TEMPO.CO, Hong Kong- Peningkatan aplikasi imigrasi menunjukkan semakin banyak orang Hong Kong berencana meninggalkan daerah administrasi khusus itu.
Apalagi, aksi protes di sana berlanjut dari musim panas ke musim gugur tanpa ada tanda-tanda berakhir.
Ini berpotensi memicu terjadinya pelarian modal dan orang secara besar-besaran dari Hong Kong ke negara lain.
Panitia dan peserta mengatakan sejumlah seminar bertema emigrasi bermunculan.
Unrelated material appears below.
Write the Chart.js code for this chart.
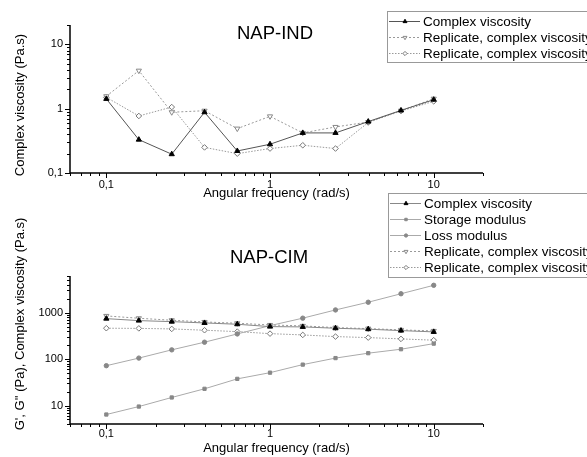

Warga juga semakin banyak yang mengajukan surat keterangan polisi seharga US$29 atau sekitar Rp400 ribu.
Baca Juga:
Permintaan dokumen ini, yang biasa digunakan untuk aplikasi visa dan adopsi anak, meningkat 54 persen menjadi 3.649 pengajuan pada Agustus 2019.
“Ada banyak ketidakpastian di Hong Kong,” kata seorang investor kepada seorang agen properti pada Agustus 2019 saat mengunjungi wilayah tepi kota di Melbourne.
Nilai tanah dan bangunan di kawasan ini sekitar 600 ribu dolar Australia atau sekitar Rp6 miliar.
“Orang seperti saya yang berusia 40 dan 50 tahun, kami memikirkan anak-anak kami,” kata calon investor ini, yang mengaku bernama Lee.
Lee mengatakan sedang mencari rumah cadangan dan lokasi baru untuk tempat tinggal. “Jadi kalau sesuatu terjadi di Hong Kong, kami punya rencana cadangan,” kata dia.
Aksi unjuk rasa di Hong Kong semakin berlanjut sejak Juni 2019 ketika warga menolak legislasi ekstradisi, yang memungkinkan tersangka kriminal diekstradisi ke Cina.
Meski legislasi itu telah dicabut, warga Hong Kong masih terus menuntut yaitu penerapan sistem demokrasi secara penuh. Ini artinya warga bisa memilih sendiri pemimpin dan wakilnya di pemerintahan.